§ **Aim**
Pictures stay out of this copy, which runs from the first line of the material through the line containing "184.4, 181.7, 171.2, 163.6, 158.3, 154.7, 150.0];".
══ Stored data ══
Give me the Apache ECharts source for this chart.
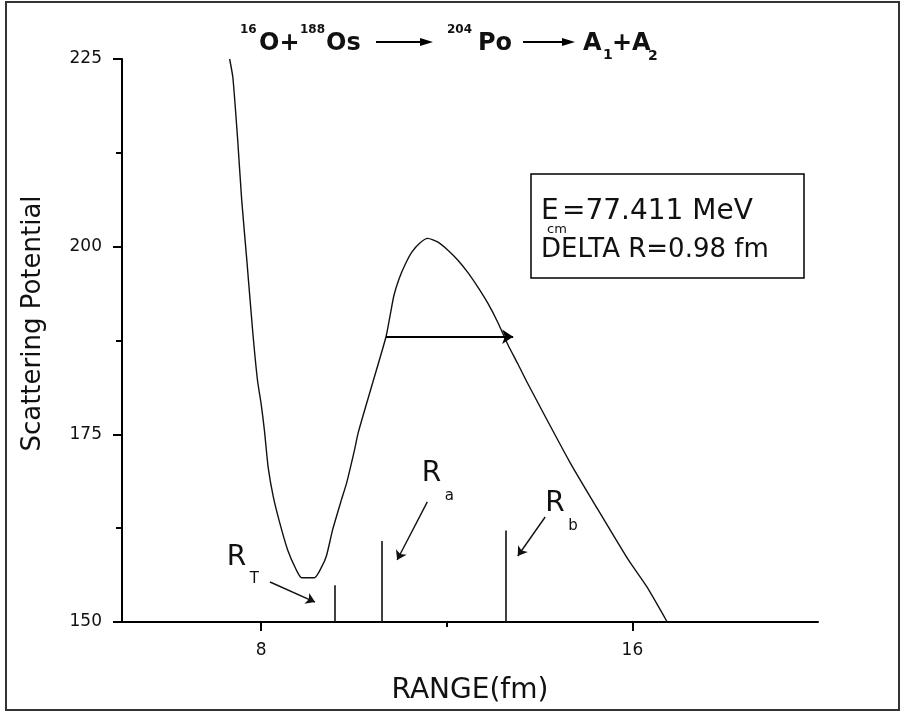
<!DOCTYPE html>
<html>
<head>
<meta charset="utf-8">
<script src="https://cdn.jsdelivr.net/npm/echarts@6/dist/echarts.min.js"></script>
<style>
  html, body { margin: 0; padding: 0; background: #fff; }
  #chart { width: 906px; height: 719px; }
</style>
</head>
<body>
<div id="chart"></div>
<script>
// Scattering potential V(R) for 16O + 188Os -> 204Po -> A1 + A2
const rangeFm = [7.32, 7.39, 7.49, 7.58, 7.69, 7.82, 7.92, 8.00, 8.07, 8.15,
  8.26, 8.40, 8.57, 8.76, 8.87, 9.15, 9.30, 9.41, 9.54, 9.73,
  9.84, 10.01, 10.09, 10.39, 10.69, 10.78, 10.86, 10.97, 11.10, 11.25,
  11.42, 11.59, 11.81, 12.03, 12.24, 12.46, 12.67, 12.89, 13.10, 13.32,
  13.53, 13.75, 14.66, 15.39, 15.91, 16.31, 16.75];
const potential = [225.0, 222.5, 214.5, 206.2, 198.2, 188.5, 182.2, 179.0, 175.5, 170.6,
  166.7, 163.2, 159.6, 156.9, 155.9, 155.9, 157.3, 158.9, 162.3, 166.3,
  168.5, 172.9, 175.2, 181.6, 188.0, 190.9, 193.5, 195.7, 197.6, 199.3,
  200.5, 201.1, 200.6, 199.5, 198.2, 196.5, 194.6, 192.4, 189.9, 186.9,
  184.4, 181.7, 171.2, 163.6, 158.3, 154.7, 150.0];

// Axis ticks
const xTickValues = [8, 16];
const xMinorTickValues = [12];

// Radii R_T, R_a, R_b: position and marker height
const markerNames = ['T', 'a', 'b'];
const markerRange = [9.58, 10.60, 13.27];
const markerTop = [154.9, 160.8, 162.2];

// Pointer arrows from each label to its marker
const pointerTail = [[8.19, 155.33], [11.58, 166.0], [14.12, 163.99]];
const pointerHead = [[9.16, 152.66], [10.93, 158.26], [13.53, 158.79]];
// Label anchors (left edge / bottom of the "R")
const labelAnchor = [[7.26, 156.66], [11.46, 167.83], [14.12, 163.83]];

// Tunnelling width at E_cm
const tunnelStart = [10.69, 188.0];
const tunnelEnd = [13.43, 188.0];

const FONT = 'DejaVu Sans';
const INK = '#111';

const chart = echarts.init(document.getElementById('chart'), null, { renderer: 'canvas' });

function txt(text, x, y, size, weight, extra) {
  return {
    type: 'text', x: x, y: y, silent: true,
    style: Object.assign({
      text: text, fill: INK, font: (weight || 'normal') + ' ' + size + 'px "' + FONT + '"',
      align: 'left', verticalAlign: 'middle'
    }, extra || {})
  };
}

function headArrow(x1, x2, y, headLen, headHalf) {
  return {
    type: 'group', silent: true,
    children: [
      { type: 'line', shape: { x1: x1, y1: y, x2: x2 - headLen + 2, y2: y }, style: { stroke: '#000', lineWidth: 2 } },
      { type: 'polygon', shape: { points: [[x2, y], [x2 - headLen, y - headHalf], [x2 - headLen, y + headHalf]] }, style: { fill: '#000' } }
    ]
  };
}

const option = {
  animation: false,
  backgroundColor: '#fff',
  grid: { left: 122, right: 88, top: 59, bottom: 97, containLabel: false },
  xAxis: [{
    type: 'value', min: 5, max: 20, position: 'bottom',
    name: 'RANGE(fm)', nameLocation: 'middle', nameGap: 55,
    nameTextStyle: { fontFamily: FONT, fontSize: 28, color: INK },
    axisLine: { show: true, onZero: false, lineStyle: { color: '#000', width: 2 } },
    axisTick: { show: true, length: 9, customValues: xTickValues, lineStyle: { color: '#000', width: 2 } },
    axisLabel: { customValues: xTickValues, margin: 20, fontFamily: FONT, fontSize: 17, color: INK },
    splitLine: { show: false }
  }, {
    type: 'value', min: 5, max: 20, position: 'bottom', gridIndex: 0,
    axisLine: { show: false },
    axisTick: { show: true, length: 5, customValues: xMinorTickValues, lineStyle: { color: '#000', width: 2 } },
    axisLabel: { show: false },
    splitLine: { show: false }
  }],
  yAxis: {
    type: 'value', min: 150, max: 225, interval: 25,
    name: 'Scattering Potential', nameLocation: 'middle', nameGap: 76,
    nameTextStyle: { fontFamily: FONT, fontSize: 26, color: INK, padding: [0, 0, 0, 34] },
    axisLine: { show: true, onZero: false, lineStyle: { color: '#000', width: 2 } },
    axisTick: { show: true, length: 9, lineStyle: { color: '#000', width: 2 } },
    minorTick: { show: true, splitNumber: 2, length: 6, lineStyle: { color: '#000', width: 2 } },
    axisLabel: { margin: 20, fontFamily: FONT, fontSize: 17, color: INK },
    splitLine: { show: false }
  },
  series: [{
    name: 'V(R)', type: 'line', xAxisIndex: 0,
    data: rangeFm.map((r, i) => [r, potential[i]]),
    showSymbol: false, symbol: 'none', smooth: 0.2, clip: true,
    lineStyle: { color: '#111', width: 1.4 },
    silent: true
  }, {
    name: 'radii', type: 'line', xAxisIndex: 0, data: [],
    markLine: {
      silent: true, symbol: ['none', 'none'], animation: false,
      label: { show: false },
      lineStyle: { color: '#111', width: 1.6, type: 'solid' },
      data: markerRange.map((r, i) => [{ coord: [r, 150] }, { coord: [r, markerTop[i]] }])
    }
  }, {
    name: 'pointers', type: 'line', xAxisIndex: 0, data: [],
    markLine: {
      silent: true, symbol: ['none', 'arrow'], symbolSize: 9, animation: false,
      label: { show: false },
      lineStyle: { color: '#111', width: 1.4, type: 'solid' },
      data: pointerTail.map((p, i) => [{ coord: p }, { coord: pointerHead[i] }])
    }
  }, {
    name: 'tunnel', type: 'line', xAxisIndex: 0, data: [],
    markLine: {
      silent: true, symbol: ['none', 'arrow'], symbolSize: 11, animation: false,
      label: { show: false },
      lineStyle: { color: '#000', width: 1.8, type: 'solid' },
      data: [[{ coord: tunnelStart }, { coord: tunnelEnd }]]
    }
  }]
};

chart.setOption(option);

// Labels R_T, R_a, R_b placed in data coordinates
const radiusLabels = [];
labelAnchor.forEach((a, i) => {
  const p = chart.convertToPixel({ gridIndex: 0 }, a);
  radiusLabels.push(txt('R', p[0], p[1], 28, 'normal', { verticalAlign: 'bottom' }));
  radiusLabels.push(txt(markerNames[i], p[0] + 23, p[1] + 15, 15, 'normal', { verticalAlign: 'bottom' }));
});

const graphic = [
  // outer frame
  { type: 'rect', silent: true, shape: { x: 6, y: 2, width: 893, height: 708 }, style: { fill: 'none', stroke: '#333', lineWidth: 2 } },
  // reaction title
  txt('16', 240, 30, 12, 'bold'),
  txt('O+', 259, 44, 24, 'bold'),
  txt('188', 300, 30, 12, 'bold'),
  txt('Os', 326, 44, 24, 'bold'),
  headArrow(376, 433, 42, 13, 4),
  txt('204', 447, 30, 12, 'bold'),
  txt('Po', 478, 44, 24, 'bold'),
  headArrow(523, 575, 42, 13, 4),
  txt('A', 583, 44, 24, 'bold'),
  txt('1', 603, 55, 14, 'bold'),
  txt('+A', 612, 44, 24, 'bold'),
  txt('2', 648, 56, 14, 'bold'),
  // parameter box
  { type: 'rect', silent: true, shape: { x: 531, y: 174, width: 273, height: 104 }, style: { fill: '#fff', stroke: '#000', lineWidth: 1.5 } },
  txt('E', 541, 212, 28),
  txt('cm', 547, 230, 13),
  txt('=77.411 MeV', 562, 212, 28),
  txt('DELTA R=0.98 fm', 541, 250, 26)
].concat(radiusLabels);

chart.setOption({ graphic: graphic });
</script>
</body>
</html>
═══
§ **Solution**
Give me the Apache ECharts source for this chart.
<!DOCTYPE html>
<html>
<head>
<meta charset="utf-8">
<script src="https://cdn.jsdelivr.net/npm/echarts@6/dist/echarts.min.js"></script>
<style>
  html, body { margin: 0; padding: 0; background: #fff; }
  #chart { width: 906px; height: 719px; }
</style>
</head>
<body>
<div id="chart"></div>
<script>
// Scattering potential V(R) for 16O + 188Os -> 204Po -> A1 + A2
const rangeFm = [7.32, 7.39, 7.49, 7.58, 7.69, 7.82, 7.92, 8.00, 8.07, 8.15,
  8.26, 8.40, 8.57, 8.76, 8.87, 9.15, 9.30, 9.41, 9.54, 9.73,
  9.84, 10.01, 10.09, 10.39, 10.69, 10.78, 10.86, 10.97, 11.10, 11.25,
  11.42, 11.59, 11.81, 12.03, 12.24, 12.46, 12.67, 12.89, 13.10, 13.32,
  13.53, 13.75, 14.66, 15.39, 15.91, 16.31, 16.75];
const potential = [225.0, 222.5, 214.5, 206.2, 198.2, 188.5, 182.2, 179.0, 175.5, 170.6,
  166.7, 163.2, 159.6, 156.9, 155.9, 155.9, 157.3, 158.9, 162.3, 166.3,
  168.5, 172.9, 175.2, 181.6, 188.0, 190.9, 193.5, 195.7, 197.6, 199.3,
  200.5, 201.1, 200.6, 199.5, 198.2, 196.5, 194.6, 192.4, 189.9, 186.9,
  184.4, 181.7, 171.2, 163.6, 158.3, 154.7, 150.0];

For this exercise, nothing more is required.